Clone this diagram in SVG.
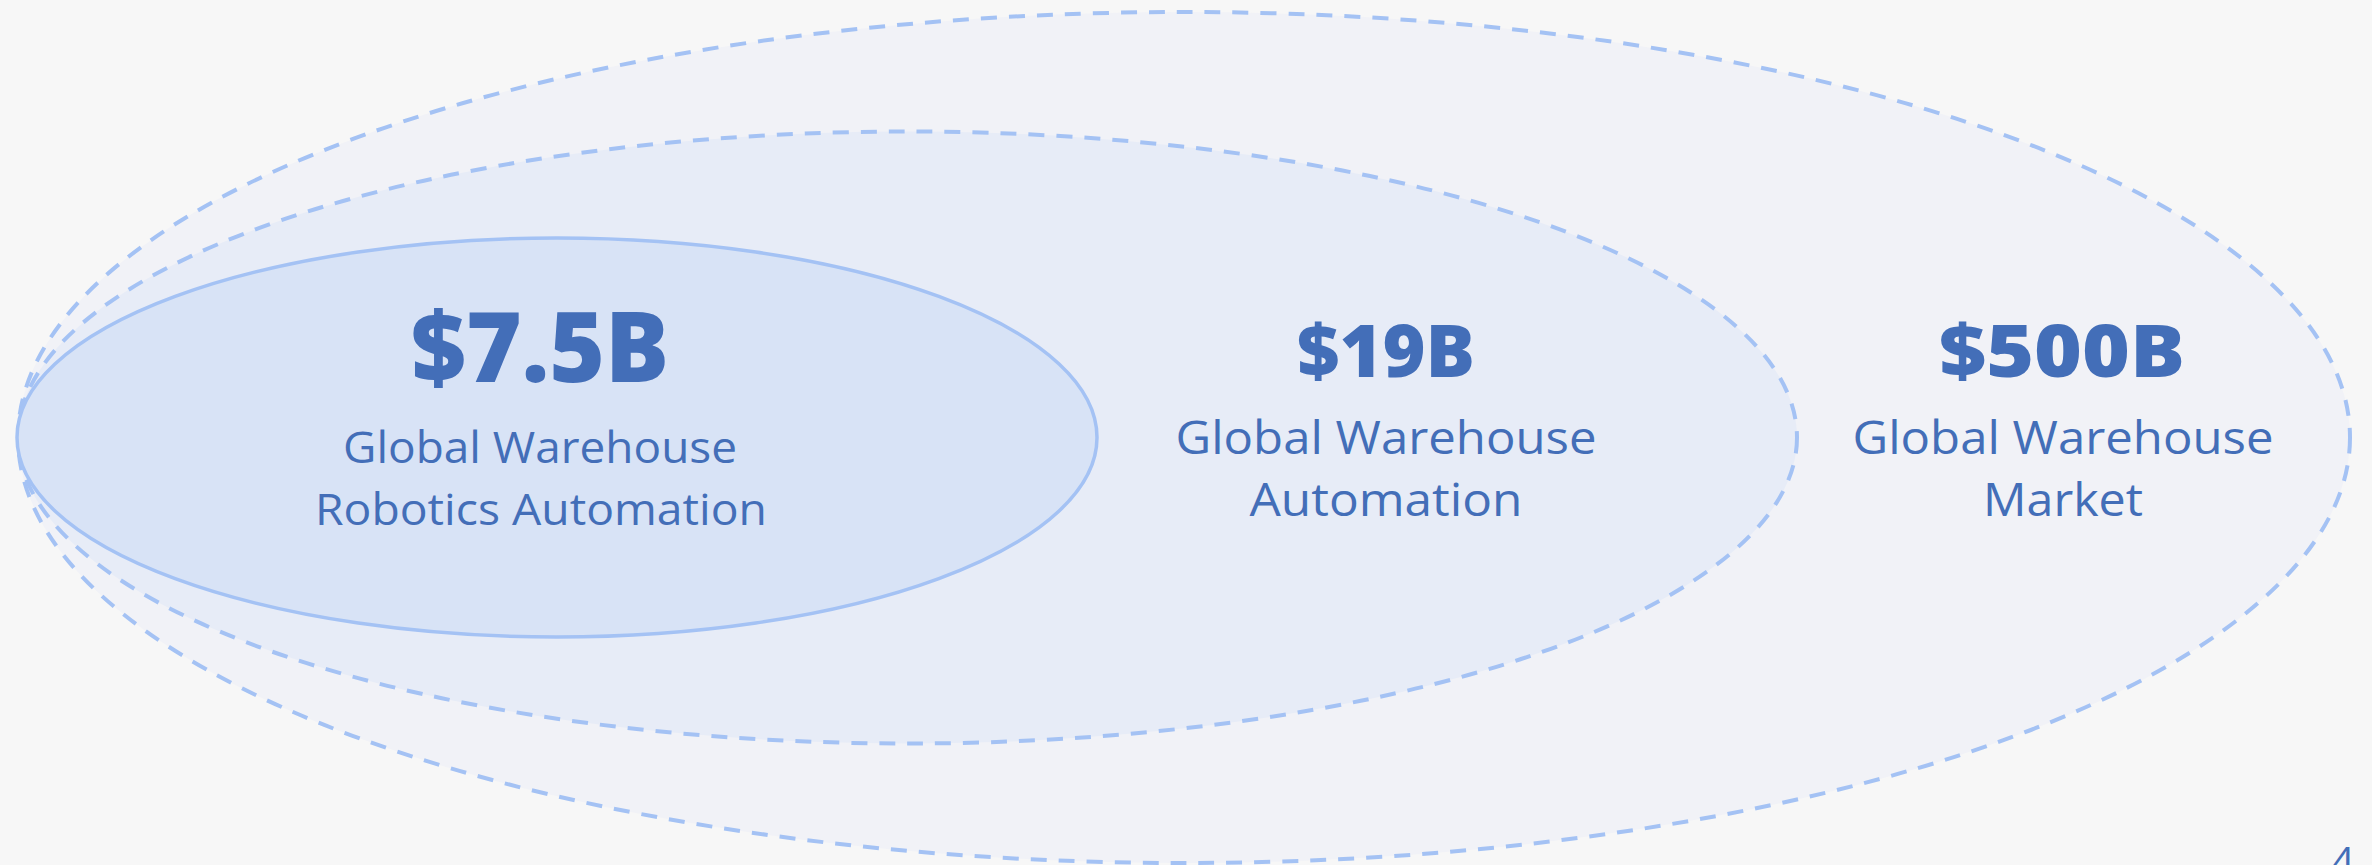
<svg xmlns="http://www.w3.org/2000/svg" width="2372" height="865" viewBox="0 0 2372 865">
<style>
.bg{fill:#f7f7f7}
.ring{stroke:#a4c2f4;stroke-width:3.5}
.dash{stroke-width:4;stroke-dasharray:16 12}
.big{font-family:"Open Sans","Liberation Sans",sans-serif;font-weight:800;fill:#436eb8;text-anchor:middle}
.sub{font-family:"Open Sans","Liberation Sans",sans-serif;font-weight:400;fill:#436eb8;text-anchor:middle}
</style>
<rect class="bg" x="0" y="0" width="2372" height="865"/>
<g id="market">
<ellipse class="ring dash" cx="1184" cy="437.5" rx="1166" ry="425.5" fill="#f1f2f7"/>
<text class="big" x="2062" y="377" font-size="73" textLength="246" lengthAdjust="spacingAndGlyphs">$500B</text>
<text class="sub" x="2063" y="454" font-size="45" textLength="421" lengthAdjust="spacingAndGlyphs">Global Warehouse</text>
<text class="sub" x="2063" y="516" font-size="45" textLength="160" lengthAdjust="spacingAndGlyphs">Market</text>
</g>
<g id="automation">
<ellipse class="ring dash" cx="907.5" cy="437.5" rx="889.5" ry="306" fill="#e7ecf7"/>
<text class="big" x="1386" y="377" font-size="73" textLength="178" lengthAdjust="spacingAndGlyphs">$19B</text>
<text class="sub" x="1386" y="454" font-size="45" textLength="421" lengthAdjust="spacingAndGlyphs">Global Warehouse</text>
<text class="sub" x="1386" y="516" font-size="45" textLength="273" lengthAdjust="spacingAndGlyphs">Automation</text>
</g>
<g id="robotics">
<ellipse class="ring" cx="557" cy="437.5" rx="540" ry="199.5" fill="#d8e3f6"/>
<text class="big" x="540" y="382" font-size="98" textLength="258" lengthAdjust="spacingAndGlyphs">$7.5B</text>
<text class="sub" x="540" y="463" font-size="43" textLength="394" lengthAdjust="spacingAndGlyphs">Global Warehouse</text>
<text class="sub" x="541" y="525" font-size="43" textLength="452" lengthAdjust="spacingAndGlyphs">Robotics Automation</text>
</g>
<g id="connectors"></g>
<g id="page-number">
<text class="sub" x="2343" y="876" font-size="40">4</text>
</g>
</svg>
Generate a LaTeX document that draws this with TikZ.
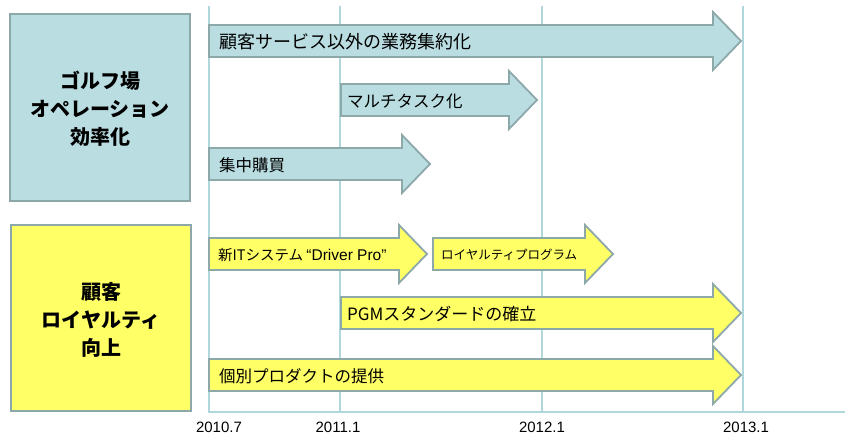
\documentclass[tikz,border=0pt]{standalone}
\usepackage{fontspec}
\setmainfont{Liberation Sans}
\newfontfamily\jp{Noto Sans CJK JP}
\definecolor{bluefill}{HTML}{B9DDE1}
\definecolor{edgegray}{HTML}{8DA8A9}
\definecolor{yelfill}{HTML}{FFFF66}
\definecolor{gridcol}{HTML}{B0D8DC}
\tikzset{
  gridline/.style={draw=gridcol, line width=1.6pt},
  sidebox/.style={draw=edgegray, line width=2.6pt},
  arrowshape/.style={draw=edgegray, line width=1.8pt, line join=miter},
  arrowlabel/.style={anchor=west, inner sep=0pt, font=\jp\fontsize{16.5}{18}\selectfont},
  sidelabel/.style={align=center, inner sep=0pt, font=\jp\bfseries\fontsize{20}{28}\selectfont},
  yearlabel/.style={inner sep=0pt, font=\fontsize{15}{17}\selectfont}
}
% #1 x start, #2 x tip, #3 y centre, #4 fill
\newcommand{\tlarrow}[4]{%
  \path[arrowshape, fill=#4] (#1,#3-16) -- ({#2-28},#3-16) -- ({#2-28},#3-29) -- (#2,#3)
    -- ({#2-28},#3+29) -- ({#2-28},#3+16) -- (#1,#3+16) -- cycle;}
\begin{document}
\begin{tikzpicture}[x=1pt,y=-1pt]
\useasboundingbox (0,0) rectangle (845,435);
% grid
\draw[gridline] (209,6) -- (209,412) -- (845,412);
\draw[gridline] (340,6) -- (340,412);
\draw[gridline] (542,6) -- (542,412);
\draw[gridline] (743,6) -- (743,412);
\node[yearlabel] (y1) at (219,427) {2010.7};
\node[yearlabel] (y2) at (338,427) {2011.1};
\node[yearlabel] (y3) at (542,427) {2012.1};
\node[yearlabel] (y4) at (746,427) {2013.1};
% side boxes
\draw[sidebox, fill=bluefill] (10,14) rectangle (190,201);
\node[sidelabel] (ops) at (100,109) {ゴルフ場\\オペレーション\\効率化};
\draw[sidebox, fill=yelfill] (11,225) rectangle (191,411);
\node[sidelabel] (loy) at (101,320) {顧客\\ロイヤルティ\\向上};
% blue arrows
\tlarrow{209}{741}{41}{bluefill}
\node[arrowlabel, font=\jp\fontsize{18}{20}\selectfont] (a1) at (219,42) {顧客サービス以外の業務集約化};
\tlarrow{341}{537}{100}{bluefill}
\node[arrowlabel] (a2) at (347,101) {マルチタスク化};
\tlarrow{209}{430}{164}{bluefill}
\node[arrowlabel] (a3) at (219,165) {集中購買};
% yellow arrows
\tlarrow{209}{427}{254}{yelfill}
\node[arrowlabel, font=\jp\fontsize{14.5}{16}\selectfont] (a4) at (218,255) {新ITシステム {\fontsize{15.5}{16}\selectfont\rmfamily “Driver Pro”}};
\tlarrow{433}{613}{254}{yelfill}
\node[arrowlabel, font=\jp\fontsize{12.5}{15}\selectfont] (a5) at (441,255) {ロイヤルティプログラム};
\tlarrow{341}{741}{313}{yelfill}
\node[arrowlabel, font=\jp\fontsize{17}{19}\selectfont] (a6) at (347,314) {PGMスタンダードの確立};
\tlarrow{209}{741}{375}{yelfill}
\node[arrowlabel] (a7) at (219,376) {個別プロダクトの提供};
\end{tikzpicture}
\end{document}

**WHAT THE EXERCISE ASKS:**
List the lines of the entries that include "this".

**ANSWER IN FULL:**
Clone this diagram in SVG.
Generate a LaTeX document that draws this with TikZ.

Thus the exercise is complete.